Author: Opeskin, Brian, Ghezelbash, Daniel
Subject:  Asylum seekers
 Immigration detention
Volume: Vol.35 no.3, 2016
Collation: p. 73-90

Abstract: Refugees present an immense challenge globally but until recently Pacific Island Countries (PICs) have been relatively sheltered from this phenomenon. However, changes to Australia’s border security and refugee policies in recent years have significant implications for the Pacific because of Australia’s determination to prevent asylum seekers from arriving by boat in Australian territory.
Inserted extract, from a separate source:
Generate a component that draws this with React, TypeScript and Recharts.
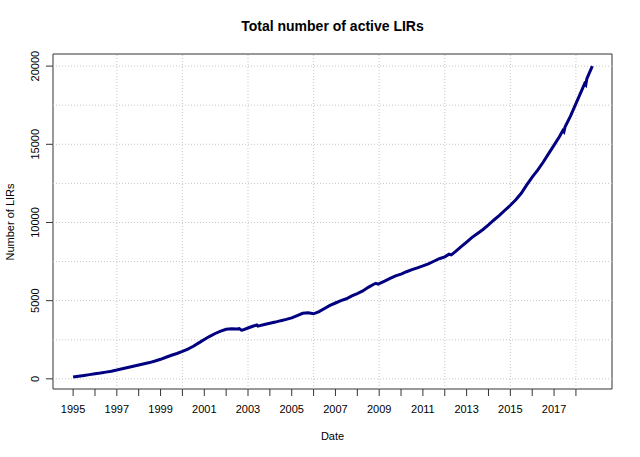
import { LineChart, Line, XAxis, YAxis, ReferenceLine, ReferenceArea } from 'recharts';

const dates = [
  1995.0, 1995.25, 1995.5, 1995.75, 1996.0, 1996.25, 1996.5, 1996.75,
  1997.0, 1997.25, 1997.5, 1997.75, 1998.0, 1998.25, 1998.5, 1998.75,
  1999.0, 1999.25, 1999.5, 1999.75, 2000.0, 2000.25, 2000.5, 2000.75,
  2001.0, 2001.25, 2001.5, 2001.75, 2002.0, 2002.25, 2002.5, 2002.6, 2002.7, 2002.75,
  2003.0, 2003.25, 2003.4, 2003.45, 2003.5, 2003.75,
  2004.0, 2004.25, 2004.5, 2004.75, 2005.0, 2005.25, 2005.5, 2005.75,
  2006.0, 2006.25, 2006.5, 2006.75, 2007.0, 2007.25, 2007.5, 2007.75,
  2008.0, 2008.25, 2008.5, 2008.75, 2008.85, 2008.95, 2009.0, 2009.25, 2009.5, 2009.75,
  2010.0, 2010.25, 2010.5, 2010.75, 2011.0, 2011.25, 2011.5, 2011.75,
  2012.0, 2012.2, 2012.3, 2012.5, 2012.75, 2013.0, 2013.25, 2013.5, 2013.75,
  2014.0, 2014.25, 2014.5, 2014.75, 2015.0, 2015.25, 2015.5, 2015.75,
  2016.0, 2016.25, 2016.5, 2016.75, 2017.0, 2017.25, 2017.4, 2017.45, 2017.5, 2017.75,
  2018.0, 2018.25, 2018.4, 2018.45, 2018.5, 2018.75,
];

const activeLirs = [
  120, 170, 220, 270, 320, 370, 430, 490,
  560, 640, 720, 800, 880, 960, 1040, 1140,
  1250, 1380, 1510, 1620, 1750, 1900, 2080, 2300,
  2520, 2720, 2900, 3050, 3170, 3200, 3190, 3210, 3110, 3120,
  3250, 3380, 3440, 3370, 3390, 3480,
  3560, 3630, 3720, 3800, 3900, 4050, 4190, 4230,
  4160, 4300, 4500, 4700, 4850, 5000, 5120, 5300,
  5450, 5620, 5850, 6050, 6110, 6060, 6090, 6250, 6420, 6580,
  6700, 6850, 6980, 7100, 7220, 7350, 7520, 7680,
  7800, 7970, 7930, 8150, 8450, 8750, 9050, 9300, 9550,
  9850, 10160, 10450, 10780, 11100, 11450, 11870, 12400,
  12900, 13350, 13850, 14400, 14950, 15500, 15880, 15800, 16100, 16800,
  17600, 18400, 18880, 18800, 19200, 20000,
];

const yearTicks = [
  1995, 1996, 1997, 1998, 1999, 2000, 2001, 2002, 2003, 2004, 2005, 2006,
  2007, 2008, 2009, 2010, 2011, 2012, 2013, 2014, 2015, 2016, 2017, 2018,
];
const valueTicks = [0, 5000, 10000, 15000, 20000];
const gridYears = [1997, 2000, 2003, 2006, 2009, 2012, 2015, 2018];
const gridValues = [0, 2500, 5000, 7500, 10000, 12500, 15000, 17500, 20000];

const xDomain = [1994.08, 2019.65];
const yDomain = [-650, 20775];

const font = '"Liberation Sans", Arial, Helvetica, sans-serif';

const data = dates.map((t, i) => ({ t, lirs: activeLirs[i] }));

function YTick(props: any) {
  const { x, y, payload } = props;
  return (
    <text
      x={x}
      y={y}
      transform={`rotate(-90, ${x}, ${y})`}
      textAnchor="middle"
      fontSize={11}
      fontFamily={font}
      fill="#000"
    >
      {payload.value}
    </text>
  );
}

export default function App() {
  return (
    <div style={{ position: 'absolute', left: 0, top: 0, width: 640, height: 457, background: '#fff', fontFamily: font }}>
      <div style={{ position: 'absolute', left: 53, width: 559, top: 18, textAlign: 'center', fontSize: 14, lineHeight: '16px', fontWeight: 'bold', color: '#000' }}>
        Total number of active LIRs
      </div>
      <div style={{ position: 'absolute', left: 53, width: 559, top: 430, textAlign: 'center', fontSize: 11, lineHeight: '12px', color: '#000' }}>
        Date
      </div>
      <div style={{ position: 'absolute', left: 10, top: 222, width: 0, height: 0 }}>
        <div style={{ position: 'absolute', left: -60, top: -6, width: 120, textAlign: 'center', fontSize: 11, lineHeight: '12px', color: '#000', transform: 'rotate(-90deg)' }}>
          Number of LIRs
        </div>
      </div>
      <LineChart width={640} height={457} data={data} margin={{ top: 54, right: 28, bottom: 0, left: 0 }}>
        <XAxis
          dataKey="t"
          type="number"
          domain={xDomain}
          ticks={yearTicks}
          interval={0}
          height={68}
          axisLine={false}
          tickSize={7}
          tickMargin={9}
          tickLine={{ stroke: '#333' }}
          tickFormatter={(v: number) => (v % 2 === 1 ? String(v) : '')}
          tick={{ fontSize: 11, fontFamily: font, fill: '#000' }}
          allowDataOverflow
        />
        <YAxis
          type="number"
          domain={yDomain}
          ticks={valueTicks}
          interval={0}
          width={53}
          axisLine={false}
          tickSize={7}
          tickMargin={7}
          tickLine={{ stroke: '#333' }}
          tick={<YTick />}
          allowDataOverflow
        />
        {gridYears.map((g) => (
          <ReferenceLine key={'gx' + g} x={g} stroke="#c8c8c8" strokeDasharray="1 2" strokeWidth={1} />
        ))}
        {gridValues.map((g) => (
          <ReferenceLine key={'gy' + g} y={g} stroke="#c8c8c8" strokeDasharray="1 2" strokeWidth={1} />
        ))}
        <ReferenceArea x1={xDomain[0]} x2={xDomain[1]} y1={yDomain[0]} y2={yDomain[1]} fill="none" stroke="#333" strokeWidth={1} />
        <Line
          type="linear"
          dataKey="lirs"
          stroke="#000080"
          strokeWidth={3}
          dot={false}
          isAnimationActive={false}
        />
      </LineChart>
    </div>
  );
}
This article examines Australia’s so-called ‘Pacific Solution’, which entails the transfer of asylum seekers to camps in Nauru and Papua New Guinea, where they are detained pending determination of their refugee status and ultimate resettlement. The social impacts of Australia’s policies include the heightened tensions that arise from establishing large detention facilities in small island communities, and the social costs of resettling persons who are found to be refugees among poor local populations. Australia’s policies also have other impacts on PICs. Australia’s selective allocation of foreign aid and other funds make PICs vulnerable to pressure from its developed neighbour, and create the danger that Australia’s perceived ‘problem’ with unauthorised boat arrivals is being shifted to acquiescent countries in the Pacific.